Speaking after Bank of Ireland announced the details of the scheme yesterday, Cllr. Nugent said: “The scheme represent a serious and alarming step backwards for high level education in this country. The government are using the economic crisis to enforce a right-wing perspective on the funding of education and social infrastructure. Since the coalition came to power it has systemically attempted to remove the idea of education as a right from the Irish psyche.”
“The initiative lacks any real vision and will only really benefit students who are already on a sound financial footing. It penalizes those who are less well off and as such will go some way to creating an inequitable, elitist dynamic at the higher tier of education & research by restricting opportunity of access for those with limited financial capacity. I can’t see how this is conducive to building the knowledge-economy is so widely talked about in government circles.”
Cllr.
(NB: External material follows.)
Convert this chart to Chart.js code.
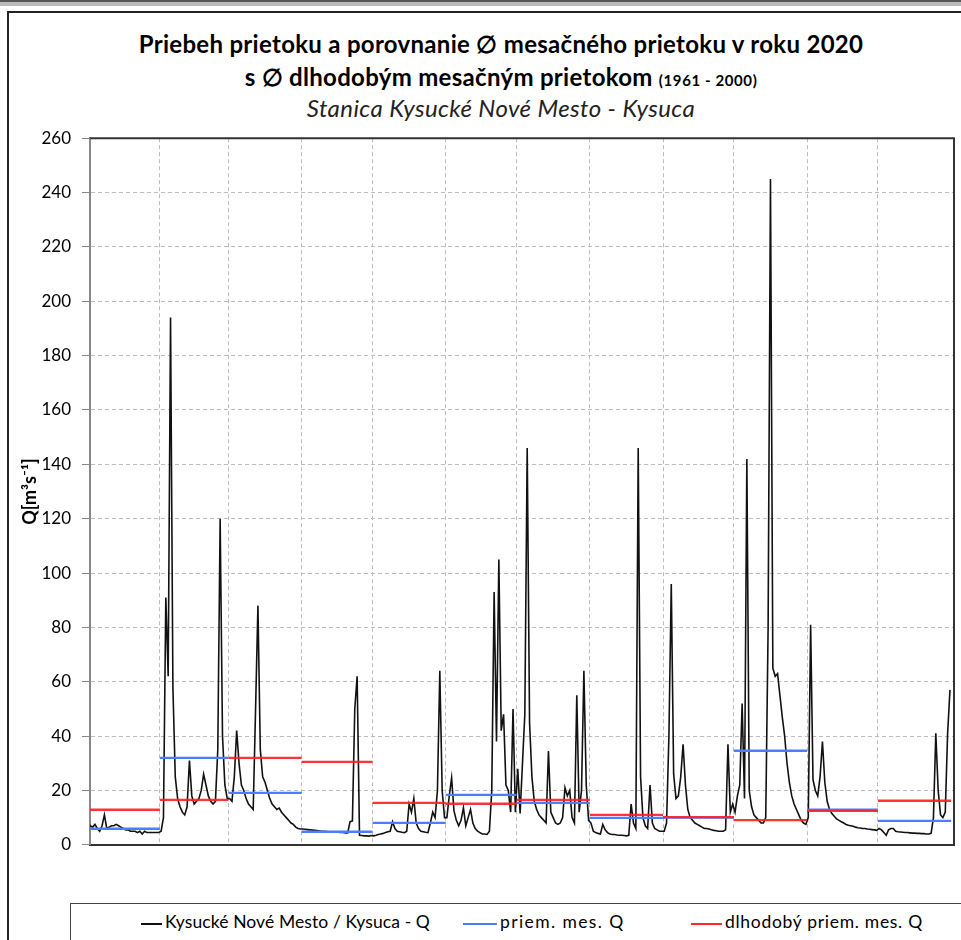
<!DOCTYPE html>
<html>
<head>
<meta charset="utf-8">
<script src="https://cdn.jsdelivr.net/npm/chart.js@4/dist/chart.umd.min.js"></script>
<style>
  html, body { margin: 0; padding: 0; background: #fff; overflow: hidden; width: 961px; height: 940px; }
  body { position: relative; font-family: Lato, "Open Sans", sans-serif; color: #000; }
  #topbar { position: absolute; left: 0; top: 0; width: 961px; height: 2px; background: #555; border-bottom: 4px solid #bbb; }
  #frame { position: absolute; left: 7px; top: 11px; width: 980px; height: 960px; border: 2px solid #222; }
  .t { position: absolute; left: 0; width: 1002px; text-align: center; white-space: nowrap; }
  #t1 { top: 29px; font-size: 24px; font-weight: bold; letter-spacing: 0.3px; }
  #t2 { top: 62px; font-size: 24px; font-weight: bold; letter-spacing: 0.3px; }
  #t2 small { font-size: 15px; letter-spacing: 0.6px; }
  #t3 { top: 93px; font-size: 24px; font-style: italic; color: #222; letter-spacing: 0.4px; }
  #c { position: absolute; left: 0; top: 117px; }
  #legend { position: absolute; left: 70px; top: 903px; width: 900px; height: 40px; border: 1px solid #444; font-size: 17.5px; }
  .li { position: absolute; top: 7px; white-space: nowrap; }
  .ln { display: inline-block; vertical-align: middle; height: 2px; margin-right: 3px; }
</style>
</head>
<body>
<div id="topbar"></div>
<div id="frame"></div>
<div class="t" id="t1">Priebeh prietoku a porovnanie ∅ mesačného prietoku v roku 2020</div>
<div class="t" id="t2">s ∅ dlhodobým mesačným prietokom <small>(1961 - 2000)</small></div>
<div class="t" id="t3">Stanica Kysucké Nové Mesto - Kysuca</div>
<canvas id="c" width="961" height="749"></canvas>
<div id="legend">
  <div class="li" style="left:70px;letter-spacing:0.1px"><span class="ln" style="width:21px;background:#111"></span>Kysucké Nové Mesto / Kysuca - Q</div>
  <div class="li" style="left:392px;letter-spacing:1.4px"><span class="ln" style="width:34px;background:#4a7dff"></span>priem. mes. Q</div>
  <div class="li" style="left:620px;letter-spacing:0.7px"><span class="ln" style="width:31px;background:#ff2a2a"></span>dlhodobý priem. mes. Q</div>
</div>
<script>
// daily discharge 2020 [m3/s], one array per month
const qJan = [8,7,6.5,7.5,6,5,7,11,6,6.5, 7,7,7.5,7,6.5,6,5.5,5.5,5,5, 5,4.5,5,4,5,4.5,4.5,4.5,4.5,4.5,4.5];
const qFeb = [5,10,91,62,194,58,25,17,14,12, 11,14,31,18,15,16,17,20,26,22, 18,16,15,16,35,120,40,22,17];
const qMar = [17,16,25,42,30,22,20,17,15,14, 13,50,88,35,25,23,20,17,15,14, 13,13.5,12,11,10,9,8,7.5,6.5,6,5.8];
const qApr = [5.8,5.7,5.6,5.5,5.4,5.3,5.2,5.1,5.0,5.0, 4.9,4.8,4.8,4.7,4.6,4.6,4.5,4.5,4.4,4.4, 8.5,8.8,50,62,3.5,3.4,3.3,3.3,3.2,3.4];
const qMay = [3.3,3.5,3.8,4,4.2,4.5,4.8,5,8.5,6, 5,4.8,4.6,4.5,5,15,12,17,8,6, 5,4.8,4.6,4.5,8,12,10,20,64,20, 10];
const qJun = [10,18,24.6,12.5,9,7,9,13.6,7,10, 13,8,6,5,4.5,4,4,3.8,5,20, 93,38,105,42,48,22,20,12,50,12];
const qJul = [28,11.5,30,48,146,45,25,16,13,11, 10,9,8,34.5,12,10,8,7.5,8,10, 21,18,20,10,8,55,12,20,64,22, 9];
const qAug = [8,5,4.5,4.2,4,7.5,5.5,4.5,4,3.8, 3.8,3.6,3.5,3.5,3.4,3.3,3.5,15,8,6, 146,25,10,7,6,22,8,6,5.5,5, 5];
const qSep = [5,8,40,96,26,17,18,25,37,22, 13,10,9,8,7.5,7,6.5,6,6,5.8, 5.5,5.3,5.2,5,5,5,5.5,37,12,15];
const qOct = [12,18,22,52,17,142,20,14,11,10, 9,8,8,10,80,245,65,62,63,55, 47,40,30,23,18,15,13,11,9,8, 7.5];
const qNov = [10,81,24,20,18,25,38,23,16,13, 11.5,10.5,9.5,9,8.5,8,7.5,7.2,7,6.8, 6.5,6.3,6.2,6,6,5.8,5.7,5.6,5.5,5.3];
const qDec = [6,5.5,4.5,3.5,5.5,6,6,5,4.8,4.7, 4.6,4.5,4.5,4.4,4.3,4.3,4.2,4.2,4.1,4.1, 4,4,4.2,10,41,20,11,10,12,41, 57];

// monthly means: 2020 and long-term 1961-2000
const priemMesQ = [5.9, 32.0, 19.1, 4.8, 8.1, 18.4, 15.4, 9.9, 10.0, 34.6, 12.9, 8.8];
const dlhodobyQ = [12.9, 16.5, 32.0, 30.5, 15.4, 15.1, 16.5, 11.0, 10.2, 9.1, 12.5, 16.2];

const months = [qJan,qFeb,qMar,qApr,qMay,qJun,qJul,qAug,qSep,qOct,qNov,qDec];

// month start positions in days
const monthStarts = [0];
months.forEach(m => monthStarts.push(monthStarts[monthStarts.length-1] + m.length));
const xMin = 1.4, xMax = 367.2;

const daily = [];
months.forEach((m, i) => m.forEach((v, d) => daily.push({x: monthStarts[i] + d + 0.5, y: v})));

function steps(vals){
  const out = [];
  vals.forEach((v, i) => {
    out.push({x: Math.max(monthStarts[i], xMin), y: v});
    out.push({x: monthStarts[i+1], y: v});
    out.push({x: monthStarts[i+1], y: null});
  });
  return out;
}

const plotFrame = {
  id: 'plotFrame',
  afterDraw(chart){
    const a = chart.chartArea, ctx = chart.ctx;
    ctx.save();
    ctx.lineWidth = 2;
    ctx.strokeStyle = '#333';
    ctx.beginPath();
    ctx.moveTo(a.left, a.top);
    ctx.lineTo(a.right, a.top);
    ctx.lineTo(a.right, a.bottom);
    ctx.stroke();
    ctx.restore();
  }
};

new Chart(document.getElementById('c'), {
  type: 'line',
  data: {
    datasets: [
      { label: 'Kysucké Nové Mesto / Kysuca - Q', data: daily, borderColor: '#111', borderWidth: 1.6, pointRadius: 0, tension: 0, order: 3 },
      { label: 'priem. mes. Q', data: steps(priemMesQ), borderColor: '#4a7dff', borderWidth: 2.3, pointRadius: 0, order: 2 },
      { label: 'dlhodobý priem. mes. Q', data: steps(dlhodobyQ), borderColor: 'rgba(255,30,30,0.9)', borderWidth: 2.3, pointRadius: 0, order: 1 }
    ]
  },
  options: {
    responsive: false,
    animation: false,
    layout: { padding: { top: 0, right: 7, bottom: 0, left: 0 } },
    plugins: { legend: { display: false }, tooltip: { enabled: false }, title: { display: false } },
    scales: {
      x: {
        type: 'linear', min: xMin, max: xMax,
        afterBuildTicks: s => { s.ticks = [xMin].concat(monthStarts.slice(1, 12), [xMax]).map(v => ({value: v})); },
        afterFit: s => { s.height = 0; },
        ticks: { display: false },
        grid: { color: '#bdbdbd', lineWidth: 1, drawTicks: false },
        border: { color: '#333', width: 2, dash: [4, 3] }
      },
      y: {
        min: 0, max: 260,
        afterFit: s => { s.width = 90; },
        ticks: { stepSize: 20, color: '#000', padding: 11, font: { family: 'Lato', size: 17 } },
        grid: { color: '#bdbdbd', lineWidth: 1, tickLength: 8, tickBorderDash: [], tickColor: '#888' },
        border: { color: '#888', width: 2, dash: [4, 3] },
        title: { display: true, text: 'Q[m³s⁻¹]', color: '#000', font: { family: 'Lato', size: 18, weight: 'bold' }, padding: { top: 19, bottom: 0 } }
      }
    }
  },
  plugins: [plotFrame]
});
</script>
</body>
</html>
Nugent went on by saying that he was worried that the move represent a move towards “americanizing” financial support options for third level education in Ireland. “We know that many graduates in the US spend half their working lives financially crippled by college loan repayments. The 10.8% interest rate which had been set for this scheme will put many Irish graduates under serious strain long into their careers. It is also a great deal for the banks. Sinn Fein is calling on Ruairi Quinn to reverse this disastrous decision.”